Short problem>
Repeat exactly the lines from the start of the material below up to and including the "var yTicks = [150, 175, 200, 225, 250];" line.

Material provided>

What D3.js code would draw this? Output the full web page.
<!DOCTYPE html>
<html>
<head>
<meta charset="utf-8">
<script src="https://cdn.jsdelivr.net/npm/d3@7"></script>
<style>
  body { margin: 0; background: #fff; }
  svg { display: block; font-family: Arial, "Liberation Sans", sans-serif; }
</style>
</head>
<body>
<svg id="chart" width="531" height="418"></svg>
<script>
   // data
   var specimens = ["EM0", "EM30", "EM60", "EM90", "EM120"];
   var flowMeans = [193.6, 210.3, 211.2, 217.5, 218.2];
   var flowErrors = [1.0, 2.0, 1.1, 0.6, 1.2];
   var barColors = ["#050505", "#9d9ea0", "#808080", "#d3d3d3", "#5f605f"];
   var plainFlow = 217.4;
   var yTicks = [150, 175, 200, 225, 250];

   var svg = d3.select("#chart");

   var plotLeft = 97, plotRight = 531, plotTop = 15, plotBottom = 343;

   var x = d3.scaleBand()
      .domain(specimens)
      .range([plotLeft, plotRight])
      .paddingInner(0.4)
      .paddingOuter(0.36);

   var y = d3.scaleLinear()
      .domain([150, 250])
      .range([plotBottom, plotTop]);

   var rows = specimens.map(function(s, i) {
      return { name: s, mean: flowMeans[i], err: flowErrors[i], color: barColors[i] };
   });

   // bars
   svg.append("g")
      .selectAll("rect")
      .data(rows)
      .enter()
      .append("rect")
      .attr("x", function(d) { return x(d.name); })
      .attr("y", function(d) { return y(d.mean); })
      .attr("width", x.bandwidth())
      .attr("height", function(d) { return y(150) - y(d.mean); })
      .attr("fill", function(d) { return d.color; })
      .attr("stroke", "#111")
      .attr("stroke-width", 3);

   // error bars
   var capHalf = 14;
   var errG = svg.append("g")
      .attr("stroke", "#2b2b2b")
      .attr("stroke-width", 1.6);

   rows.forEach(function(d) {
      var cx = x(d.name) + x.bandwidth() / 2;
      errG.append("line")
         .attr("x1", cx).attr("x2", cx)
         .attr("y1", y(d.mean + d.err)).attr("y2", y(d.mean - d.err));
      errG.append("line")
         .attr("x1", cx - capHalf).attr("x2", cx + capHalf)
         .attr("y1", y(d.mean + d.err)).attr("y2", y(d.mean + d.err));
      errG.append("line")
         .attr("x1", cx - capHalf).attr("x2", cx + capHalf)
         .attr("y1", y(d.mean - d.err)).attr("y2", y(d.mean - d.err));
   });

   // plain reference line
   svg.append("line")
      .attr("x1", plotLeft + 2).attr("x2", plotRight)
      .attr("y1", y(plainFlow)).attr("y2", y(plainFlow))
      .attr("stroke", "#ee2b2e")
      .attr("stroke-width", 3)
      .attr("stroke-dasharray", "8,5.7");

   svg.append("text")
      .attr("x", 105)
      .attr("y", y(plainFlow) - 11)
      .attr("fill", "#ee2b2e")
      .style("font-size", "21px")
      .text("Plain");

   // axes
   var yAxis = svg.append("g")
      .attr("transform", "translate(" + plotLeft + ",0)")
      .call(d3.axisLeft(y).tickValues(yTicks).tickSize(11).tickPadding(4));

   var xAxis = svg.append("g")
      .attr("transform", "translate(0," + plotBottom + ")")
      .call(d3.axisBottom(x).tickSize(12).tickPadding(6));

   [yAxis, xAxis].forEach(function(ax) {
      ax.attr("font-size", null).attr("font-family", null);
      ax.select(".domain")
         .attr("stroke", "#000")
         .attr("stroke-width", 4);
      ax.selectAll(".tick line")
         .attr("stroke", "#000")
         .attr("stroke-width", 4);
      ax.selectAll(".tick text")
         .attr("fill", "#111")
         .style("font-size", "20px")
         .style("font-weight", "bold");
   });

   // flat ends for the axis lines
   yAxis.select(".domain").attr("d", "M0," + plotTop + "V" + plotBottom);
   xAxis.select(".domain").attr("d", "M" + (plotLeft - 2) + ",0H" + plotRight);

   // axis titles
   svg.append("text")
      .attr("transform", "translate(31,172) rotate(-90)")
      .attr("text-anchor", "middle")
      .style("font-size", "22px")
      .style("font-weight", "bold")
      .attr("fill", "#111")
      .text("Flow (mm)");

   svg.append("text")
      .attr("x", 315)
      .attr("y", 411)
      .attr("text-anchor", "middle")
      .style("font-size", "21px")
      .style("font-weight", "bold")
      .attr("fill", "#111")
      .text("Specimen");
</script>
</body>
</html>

Solved problem>
What D3.js code would draw this? Output the full web page.
<!DOCTYPE html>
<html>
<head>
<meta charset="utf-8">
<script src="https://cdn.jsdelivr.net/npm/d3@7"></script>
<style>
  body { margin: 0; background: #fff; }
  svg { display: block; font-family: Arial, "Liberation Sans", sans-serif; }
</style>
</head>
<body>
<svg id="chart" width="531" height="418"></svg>
<script>
   // data
   var specimens = ["EM0", "EM30", "EM60", "EM90", "EM120"];
   var flowMeans = [193.6, 210.3, 211.2, 217.5, 218.2];
   var flowErrors = [1.0, 2.0, 1.1, 0.6, 1.2];
   var barColors = ["#050505", "#9d9ea0", "#808080", "#d3d3d3", "#5f605f"];
   var plainFlow = 217.4;
   var yTicks = [150, 175, 200, 225, 250];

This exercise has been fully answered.